At Gunnislake, the end of the line, there is a new station, created ironically with money from Cornwall County Council's roads budget. The council wanted to allow large lorries to go along the A390 between Tavistock and Liskeard, which required the demolition of a narrow bridge next to the station, shortening the line by 100 yards.

Local residents such as Jay Kenyon, who boarded at Calstock to travel to Plymouth, live in fear that the line will be closed. 'It's just so important to our village,' she said. 'At the moment, my partner and I can cope with one car, but we would have to get another if it closed down.'

David Mather, the BR manager in charge of Tamar Valley and eight other rural lines (plus a group of much more commercial lines across South Wales and the West), promises there is no intention to close it.

He said: 'I went to a local meeting and they all expected me to tell them when the line would be closed. I told them it would last at least 50 years.'

Lines like Tamar Valley will never make money, but their losses can be dramatically reduced. 'We used to need pounds 9 subsidy for every pounds 1 we got in the fare box. Now we've reduced that to pounds 2 or pounds 3,' Mr Mather said. He also pointed to the importance of consulting local communities about matters like timetabling and seeking their help in publicising services.
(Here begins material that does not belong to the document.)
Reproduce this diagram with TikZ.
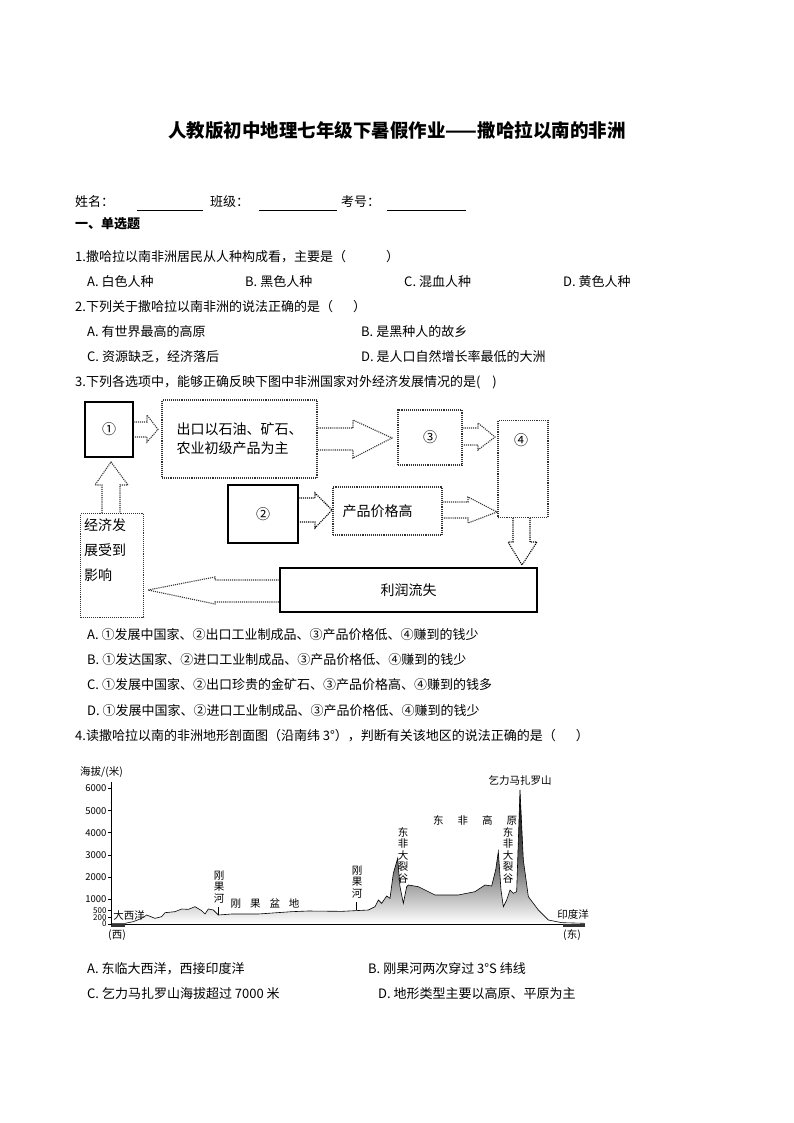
\documentclass[tikz,border=0pt]{standalone}
\usepackage{fontspec}
\setmainfont{Noto Sans CJK SC}
\begin{document}
\begin{tikzpicture}[x=1pt,y=-1pt,
  txt/.style={anchor=west,inner sep=0,font=\fontsize{13}{15}\selectfont},
  fbox/.style={draw=black!80,densely dotted,line width=1.1pt},
  sbox/.style={draw=black,line width=1.2pt},
  ftxt/.style={font=\fontsize{14}{19}\selectfont,inner sep=0},
  ctxt/.style={font=\fontsize{10.5}{12}\selectfont,inner sep=0},
  tk/.style={font=\fontsize{9.5}{10}\selectfont,inner sep=0},
  vtxt/.style={font=\fontsize{10.5}{11.5}\selectfont,inner sep=0,align=center}]
\useasboundingbox (0,0) rectangle (794,1123);
\node[inner sep=0,font=\bfseries\fontsize{18.5}{20}\selectfont] (title) at (397,130) {人教版初中地理七年级下暑假作业——撒哈拉以南的非洲};
\node[txt] (name) at (75,202) {姓名：};
\node[txt] (cls) at (210,202) {班级：};
\node[txt] (num) at (341,202) {考号：};
\coordinate (u1a) at (137,210); \coordinate (u1b) at (203,210);
\coordinate (u2a) at (259,210); \coordinate (u2b) at (337,210);
\coordinate (u3a) at (387,210); \coordinate (u3b) at (466,210);
\draw (u1a)--(u1b); \draw (u2a)--(u2b); \draw (u3a)--(u3b);
\node[txt,font=\bfseries\fontsize{13}{15}\selectfont] (sec) at (75,224) {一、单选题};
\node[txt] (q1) at (75,257) {1.撒哈拉以南非洲居民从人种构成看，主要是（\hspace{40pt}）};
\node[txt] (q1a) at (87,282) {A. 白色人种};
\node[txt] (q1b) at (245,282) {B. 黑色人种};
\node[txt] (q1c) at (404,282) {C. 混血人种};
\node[txt] (q1d) at (563,282) {D. 黄色人种};
\node[txt] (q2) at (75,307) {2.下列关于撒哈拉以南非洲的说法正确的是（\hspace{20pt}）};
\node[txt] (q2a) at (87,332) {A. 有世界最高的高原};
\node[txt] (q2b) at (361,332) {B. 是黑种人的故乡};
\node[txt] (q2c) at (87,357) {C. 资源缺乏，经济落后};
\node[txt] (q2d) at (361,357) {D. 是人口自然增长率最低的大洲};
\node[txt] (q3) at (75,382) {3.下列各选项中，能够正确反映下图中非洲国家对外经济发展情况的是(\hspace{12pt})};
% flow diagram
\node[sbox,minimum width=48pt,minimum height=55pt,ftxt] (b1) at (109,429.5) {①};
\node[fbox,minimum width=155pt,minimum height=78pt,ftxt,align=left] (b2) at (239.5,439) {出口以石油、矿石、\\农业初级产品为主};
\node[fbox,minimum width=64pt,minimum height=55pt,ftxt] (b3) at (430,437.5) {③};
\node[fbox,minimum width=50pt,minimum height=97pt,ftxt,anchor=north] (b4) at (523,420) {};
\node[ftxt] (b4t) at (521,440) {④};
\node[sbox,minimum width=70pt,minimum height=58pt,ftxt] (b5) at (263,514) {②};
\node[fbox,minimum width=109pt,minimum height=48pt,ftxt] (b6) at (387.5,511) {\hspace{-20pt}产品价格高};
\node[sbox,minimum width=257pt,minimum height=44pt,ftxt] (b7) at (408.5,590) {利润流失};
\node[fbox,minimum width=63pt,minimum height=104pt,ftxt,align=left,anchor=north west] (b8) at (80,513) {};
\node[ftxt,align=left,anchor=north west,font=\fontsize{14}{25}\selectfont] (b8t) at (84,518) {经济发\\展受到\\影响};
% arrows
\draw[fbox] (b1.east|-0,422)--(147,422)--(147,415)--(158,429.5)--(147,442)--(147,437)--(b1.east|-0,437);
\draw[fbox] (b2.east|-0,428)--(353,428)--(353,420)--(392,438)--(353,458)--(353,450)--(b2.east|-0,450);
\draw[fbox] (b3.east|-0,428)--(478,428)--(478,423)--(495,437)--(478,450)--(478,445)--(b3.east|-0,445);
\draw[fbox,draw=black] (513,0|-b4.south)--(513,542)--(508,542)--(522,565)--(537,542)--(530,542)--(530,0|-b4.south);
\draw[fbox,draw=black] (b5.east|-0,498)--(315,498)--(315,493)--(332,510)--(315,528)--(315,522)--(b5.east|-0,522);
\draw[fbox] (b6.east|-0,502)--(468,502)--(468,497)--(497,512)--(468,523)--(468,518)--(b6.east|-0,518);
\draw[fbox] (b7.west|-0,580)--(215,580)--(215,577)--(148,590)--(215,604)--(215,602)--(b7.west|-0,602);
\draw[fbox] (102,0|-b8.north)--(102,485)--(95,485)--(111,462)--(128,485)--(120,485)--(120,0|-b8.north);
\node[txt] (q3a) at (87,635) {A. ①发展中国家、②出口工业制成品、③产品价格低、④赚到的钱少};
\node[txt] (q3b) at (87,660) {B. ①发达国家、②进口工业制成品、③产品价格低、④赚到的钱少};
\node[txt] (q3c) at (87,685) {C. ①发展中国家、②出口珍贵的金矿石、③产品价格高、④赚到的钱多};
\node[txt] (q3d) at (87,711) {D. ①发展中国家、②进口工业制成品、③产品价格低、④赚到的钱少};
\node[txt] (q4) at (75,736) {4.读撒哈拉以南的非洲地形剖面图（沿南纬 3°），判断有关该地区的说法正确的是（\hspace{20pt}）};
% profile chart
\begin{scope}[shift={(75,760)},scale=1/3]
\path[clip] (110,490)--(150,490)--(175,485)--(200,475)--(215,465)--(240,475)--(260,470)--(270,458)--(300,455)--(320,447)--(340,448)--(360,440)--(380,452)--(390,462)--(400,447)--(415,450)--(430,465)--(470,462)--(550,462)--(650,455)--(700,453)--(800,454)--(880,450)--(900,440)--(910,420)--(920,430)--(935,408)--(945,415)--(955,340)--(968,295)--(975,380)--(985,430)--(995,380)--(1000,375)--(1030,380)--(1080,405)--(1150,405)--(1200,395)--(1230,375)--(1250,378)--(1262,330)--(1270,275)--(1278,390)--(1285,440)--(1295,420)--(1305,390)--(1315,400)--(1325,395)--(1335,90)--(1345,300)--(1360,410)--(1390,450)--(1420,480)--(1460,488)--(1530,490)--cycle;
\shade[top color=black,bottom color=white,middle color=black!65] (100,90) rectangle (1540,490);
\end{scope}
\begin{scope}[shift={(75,760)},scale=1/3]
\draw[line width=0.6pt] (110,490)--(150,490)--(175,485)--(200,475)--(215,465)--(240,475)--(260,470)--(270,458)--(300,455)--(320,447)--(340,448)--(360,440)--(380,452)--(390,462)--(400,447)--(415,450)--(430,465)--(470,462)--(550,462)--(650,455)--(700,453)--(800,454)--(880,450)--(900,440)--(910,420)--(920,430)--(935,408)--(945,415)--(955,340)--(968,295)--(975,380)--(985,430)--(995,380)--(1000,375)--(1030,380)--(1080,405)--(1150,405)--(1200,395)--(1230,375)--(1250,378)--(1262,330)--(1270,275)--(1278,390)--(1285,440)--(1295,420)--(1305,390)--(1315,400)--(1325,395)--(1335,90)--(1345,300)--(1360,410)--(1390,450)--(1420,480)--(1460,488)--(1530,490);
\draw[line width=0.8pt] (110,65)--(110,492)--(1530,492);
\fill[black!80] (108,492) rectangle (150,500);
\fill[black!80] (1465,492) rectangle (1530,500);
\foreach \v/\y in {6000/85,5000/152,4000/218,3000/285,2000/352,1000/418}{
  \draw (100,\y)--(110,\y);
  \node[tk,anchor=east] (t\v) at (95,\y) {\v};}
\foreach \v/\y in {500/452,200/472,0/492}{
  \draw (100,\y)--(110,\y);
  \node[tk,anchor=east,font=\fontsize{8}{8}\selectfont] (t\v) at (95,\y) {\v};}
\draw (430,440)--(430,465);
\draw (845,425)--(845,450);
\end{scope}
\node[ctxt,anchor=west] (ylab) at (80,772) {海拔/(米)};
\node[ctxt] (kili) at (520,781) {乞力马扎罗山};
\node[ctxt] (plat) at (475,820) {东\hspace{14pt}非\hspace{14pt}高\hspace{14pt}原};
\node[vtxt] (rift1) at (403,855) {东\\非\\大\\裂\\谷};
\node[vtxt] (rift2) at (508,855) {东\\非\\大\\裂\\谷};
\node[vtxt] (cg1) at (219,887) {刚\\果\\河};
\node[vtxt] (cg2) at (357,882) {刚\\果\\河};
\node[ctxt] (basin) at (265,903) {刚\hspace{9pt}果\hspace{9pt}盆\hspace{9pt}地};
\node[ctxt] (atl) at (129,915) {大西洋};
\node[ctxt] (ind) at (573,914) {印度洋};
\node[ctxt] (west) at (117,935) {(西)};
\node[ctxt] (east) at (572,935) {(东)};
\node[txt] (q4a) at (87,969) {A. 东临大西洋，西接印度洋};
\node[txt] (q4b) at (368,969) {B. 刚果河两次穿过 3°S 纬线};
\node[txt] (q4c) at (87,994) {C. 乞力马扎罗山海拔超过 7000 米};
\node[txt] (q4d) at (378,994) {D. 地形类型主要以高原、平原为主};
\end{tikzpicture}
\end{document}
Better use of rolling stock - such as taking coaches off commuter lines in summer to put them on rural lines - means that costs have been slashed.

A railway projects officer has been appointed to work on developing the lines. Special days like 'travel free if you have an umbrella' - which boosted use of one line by 10 per cent in a year, and Santa Claus specials are used to increase the number of passengers.

Mr Mather says: 'It's no good having the lines just for tourists. Local people have got to use them, but many don't even know about the service or think that there's just one train a day.'

It is a battle that can only be won slowly. When Ivybridge station, near Plymouth, opened in July, just seven commuters got on the first two trains, and one of them was a BR manager.